The Problem With Resort Marketing
Every resort, regardless of quality, has the same photos on its website: the infinity pool at golden hour, the plate of fruit on the white bed, the couple laughing on the beach in a choreographed way that no couple actually laughs. The photography industry has made it almost impossible to evaluate a resort from official images alone.
What you actually need to make a good resort decision is different. It’s about asking the right questions, reading the right sources, and knowing your own priorities with unusual clarity.
Step 1: Get Clear on What You Actually Want from a Resort Stay
This sounds obvious. It isn’t, because most people have a generic idea of a ‘nice resort’ rather than a clear picture of their specific needs. Here are the questions that reveal what you actually want:
- Do you want to leave the resort or stay within it? (Some resorts are so good they become the destination. Others are better as a base for exploring.)
- Do you want other guests around (social atmosphere) or would you prefer privacy and quiet?
- How important is food quality vs. food convenience? (An all-inclusive makes sense if you value convenience. If food matters deeply to you, you might prefer a half-board or room-only rate so you can eat at local restaurants.)
- Are you going with children, and if so, what age? (A resort perfect for couples is often miserable with toddlers and vice versa.)
- What is your non-negotiable amenity? (Pool? Private beach? Spa? Snorkeling access? Know this before you start browsing.)
How to Actually Evaluate Resort Quality
Look Beyond the Star Rating
Hotel star ratings vary significantly between countries and are awarded by different agencies with different criteria. A 5-star resort in one country may be equivalent to a 4-star in another. They are a rough starting point, not a reliable quality indicator.
Read Recent Reviews — With a Filter
TripAdvisor, Google Reviews, and Booking.com all have review systems. The most useful reviews are: dated within the past 6 months (resorts change management, undergo renovations, and decline), written by travelers with similar profiles to you (a solo traveler’s concerns differ from a family’s), and focused on specifics rather than vague superlatives (‘the breakfast had 6 egg stations and was replenished every 20 minutes’ is more useful than ‘the food was amazing’).
Ignore reviews that mention service issues but give 4-5 stars to be polite. Ignore reviews that are catastrophically negative about trivial things. Look for the middle ground — specific, balanced accounts.
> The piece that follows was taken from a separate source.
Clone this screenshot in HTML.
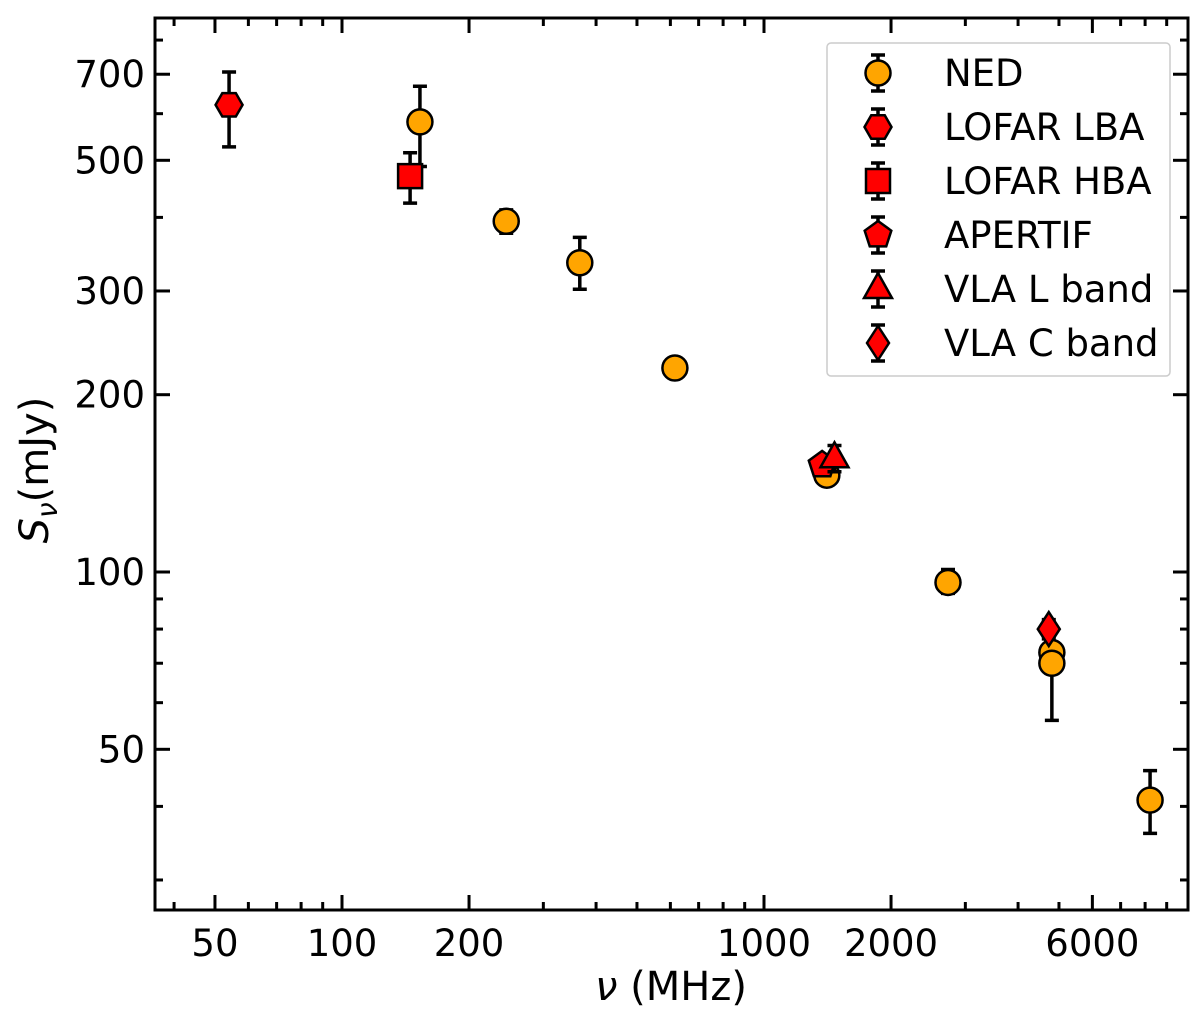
<!DOCTYPE html>
<html><head><meta charset="utf-8"><style>
body{margin:0;background:#fff;}
svg{display:block;font-family:"DejaVu Sans","Liberation Sans",sans-serif;}
</style></head><body>
<svg id="chart" width="1200" height="1013"></svg>
<script>
const nedFreq=[153,245,366,615,1409,2729,4810,4810,8220];
const nedFlux=[581,394,335,222,146,96,73,70,41];
const nedErrLo=[93,18,33,6,4,4,3,14,5];
const nedErrHi=[87,18,35,6,4,5,3,3,5];
const lbaFreq=[54],lbaFlux=[621],lbaErrLo=[94],lbaErrHi=[85];
const hbaFreq=[145],hbaFlux=[470],hbaErrLo=[47],hbaErrHi=[45];
const apFreq=[1373],apFlux=[152],apErrLo=[5],apErrHi=[5];
const vlaLFreq=[1469],vlaLFlux=[156],vlaLErrLo=[8],vlaLErrHi=[8];
const vlaCFreq=[4730],vlaCFlux=[80],vlaCErrLo=[3],vlaCErrHi=[3];
const xTickLabels=[50,100,200,1000,2000,6000];
const xMinor=[40,60,70,80,90,300,400,500,600,700,800,900,3000,4000,5000,7000,8000,9000];
const yTickLabels=[50,100,200,300,500,700];
const yMinor=[30,40,60,70,80,90,400,600,800];
const legendNames=["NED","LOFAR LBA","LOFAR HBA","APERTIF","VLA L band","VLA C band"];

const L=155,R=1188,T=18,B=910;
const X=v=>342+422*(Math.log10(v)-2);
const Y=v=>572-589*(Math.log10(v)-2);
const svg=document.getElementById('chart');
const NS='http://www.w3.org/2000/svg';
function mk(t,a,p){const e=document.createElementNS(NS,t);for(const k in a)e.setAttribute(k,a[k]);(p||svg).appendChild(e);return e;}

[...xTickLabels.map(v=>[v,15]),...xMinor.map(v=>[v,8])].forEach(([v,len])=>{
  const x=X(v);
  const t1=mk('line',{x1:x,x2:x,y1:B,y2:B-len,stroke:'#000','stroke-width':3});
  
  
  const t2=mk('line',{x1:x,x2:x,y1:T,y2:T+len,stroke:'#000','stroke-width':3});
  
  
});
xTickLabels.forEach(v=>{
  const t=mk('text',{x:X(v),y:956,'font-size':37,'text-anchor':'middle'});t.textContent=v;
  
  
});
[...yTickLabels.map(v=>[v,15]),...yMinor.map(v=>[v,8])].forEach(([v,len])=>{
  const y=Y(v);
  const t1=mk('line',{x1:L,x2:L+len,y1:y,y2:y,stroke:'#000','stroke-width':3});
  
  
  const t2=mk('line',{x1:R,x2:R-len,y1:y,y2:y,stroke:'#000','stroke-width':3});
  
  
});
yTickLabels.forEach(v=>{
  const t=mk('text',{x:145,y:Y(v)+13,'font-size':37,'text-anchor':'end'});t.textContent=v;
  
  
});
const fr=mk('rect',{x:L,y:T,width:R-L,height:B-T,fill:'none',stroke:'#000','stroke-width':3});



const xt=mk('text',{x:671,y:1000,'font-size':40,'text-anchor':'middle'});
xt.innerHTML='<tspan font-style="italic">ν</tspan> (MHz)';


const yt=mk('text',{transform:'translate(48,470) rotate(-90)','font-size':40,'text-anchor':'middle'});
yt.innerHTML='<tspan font-style="italic">S</tspan><tspan font-size="28" dy="9" font-style="italic">ν</tspan><tspan dy="-9">(mJy)</tspan>';



function marker(shape,cx,cy,fill,parent){
  const a={fill:fill,stroke:'#000','stroke-width':2.5};
  const r=12.5;let e;
  if(shape==='circle'){e=mk('circle',Object.assign({cx:cx,cy:cy,r:r},a),parent);}
  else if(shape==='square'){e=mk('rect',Object.assign({x:cx-12,y:cy-12,width:24,height:24},a),parent);}
  else{
    let pts=[];
    if(shape==='hex'){for(let i=0;i<6;i++){const an=Math.PI/6+i*Math.PI/3;pts.push([cx+13.5*Math.sin(an),cy-13.5*Math.cos(an)]);}}
    if(shape==='pent'){for(let i=0;i<5;i++){const an=i*2*Math.PI/5;pts.push([cx+14*Math.sin(an),cy-14*Math.cos(an)]);}}
    if(shape==='tri'){pts=[[cx,cy-16],[cx+14,cy+9],[cx-14,cy+9]];}
    if(shape==='dia'){pts=[[cx,cy-17],[cx+11,cy],[cx,cy+17],[cx-11,cy]];}
    e=mk('polygon',Object.assign({points:pts.map(p=>p.join(',')).join(' ')},a),parent);
  }
  return e;
}
function series(name,fx,fy,lo,hi,shape,fill){
  const g=mk('g',{});
  
  
  fx.forEach((f,i)=>{
    const x=X(f),y1=Y(fy[i]+hi[i]),y2=Y(fy[i]-lo[i]);
    const e=mk('path',{d:`M${x},${y1}V${y2}M${x-7},${y1}H${x+7}M${x-7},${y2}H${x+7}`,stroke:'#000','stroke-width':3.5,fill:'none'},g);
    
    
  });
  fx.forEach((f,i)=>{
    const m=marker(shape,X(f),Y(fy[i]),fill,g);
    
    
  });
}
series('ned',nedFreq,nedFlux,nedErrLo,nedErrHi,'circle','#ffa500');
series('lofar-lba',lbaFreq,lbaFlux,lbaErrLo,lbaErrHi,'hex','#ff0000');
series('lofar-hba',hbaFreq,hbaFlux,hbaErrLo,hbaErrHi,'square','#ff0000');
series('apertif',apFreq,apFlux,apErrLo,apErrHi,'pent','#ff0000');
series('vla-l',vlaLFreq,vlaLFlux,vlaLErrLo,vlaLErrHi,'tri','#ff0000');
series('vla-c',vlaCFreq,vlaCFlux,vlaCErrLo,vlaCErrHi,'dia','#ff0000');

const lg=mk('g',{});


const lb=mk('rect',{x:827,y:43,width:343,height:333,rx:4,fill:'#fff',stroke:'#ccc','stroke-width':1.5},lg);


const shapes=['circle','hex','square','pent','tri','dia'];
const fills=['#ffa500','#ff0000','#ff0000','#ff0000','#ff0000','#ff0000'];
legendNames.forEach((n,i)=>{
  const y=73+i*54,x=878;
  const eg=mk('g',{},lg);
  
  
  mk('path',{d:`M${x},${y-18}V${y+18}M${x-7},${y-18}H${x+7}M${x-7},${y+18}H${x+7}`,stroke:'#000','stroke-width':3.5},eg);
  marker(shapes[i],x,y,fills[i],eg);
  const t=mk('text',{x:944,y:y+13,'font-size':37},eg);t.textContent=n;
  
  
});
</script>
</body></html>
YouTube is Your Friend Here
Honest room tours and full property walkthroughs on YouTube often reveal things no official photo will — the age of the furniture, the actual view from the balcony (vs. the marketing angle), how crowded the pool area actually gets, the condition of the beach.
All-Inclusive: When It Makes Sense and When It Doesn’t
All-inclusive resorts get a polarized reputation. Food snobs dismiss them; exhausted families love them. The truth, as usual, is contextual.
All-Inclusive Makes Sense When:
- You’re traveling with young children and the appeal of zero-decision meals is high
- The destination has limited good restaurant options nearby
- You’re going to relax entirely, not explore
- The resort’s food reputation is specifically strong
- The price represents genuine value compared to paying for meals separately
All-Inclusive Doesn’t Make Sense When:
- You want to explore local food culture
- The food reviews are mediocre or indifferent
- You’ll be leaving the resort frequently
- You’re a light eater — the economics rarely work out
The Questions to Ask Before Booking
Most travelers book resorts without asking any questions. The travelers who consistently have great stays ask at least some of these:
- What is the minimum age for the spa/adults-only pool? (If you have children)
- Is the beach access direct from the property, or do you walk through public areas?
- What is the water sports policy — included, extra cost, or not available?
- Are there any planned construction or renovation projects during your stay?
- What is the check-in and checkout time, and can earlier/later be accommodated?
That last one about construction is often the most important. One significant renovation project can completely ruin the ambiance of a resort. This information is not proactively disclosed and must be asked directly.
Room Type: It Matters More Than You Think
The difference between a garden view room and an ocean view room at the same resort can be hundreds of dollars per night. Whether it’s worth it depends entirely on how much time you’ll spend in your room — and specifically, how much you’ll be on your balcony.
If you’re the type who is out from 8am to 10pm and the room is just for sleeping: save the money and take the lower category. If morning coffee on the balcony with that view is the point of the trip: it’s worth the upgrade.
Overwater bungalows in the Maldives are the ultimate version of this question. They’re extraordinary. They’re also often isolated from the main resort activities. Some people adore the seclusion. Others feel cut off and wish they’d chosen a beach villa. Know yourself first.
The Timing Question
Resorts in peak season cost significantly more, are busier, and often require earlier booking. Shoulder season — the period just before and after peak — often offers the same weather at substantially reduced prices and fewer crowds.
The sweet spot at most tropical destinations: the last 2-3 weeks of the ‘wet season’ when rains are becoming intermittent rather than daily. The word ‘wet season’ sounds alarming. In many tropical destinations it simply means afternoon showers with full sunshine before and after. Worth researching specifically rather than assuming.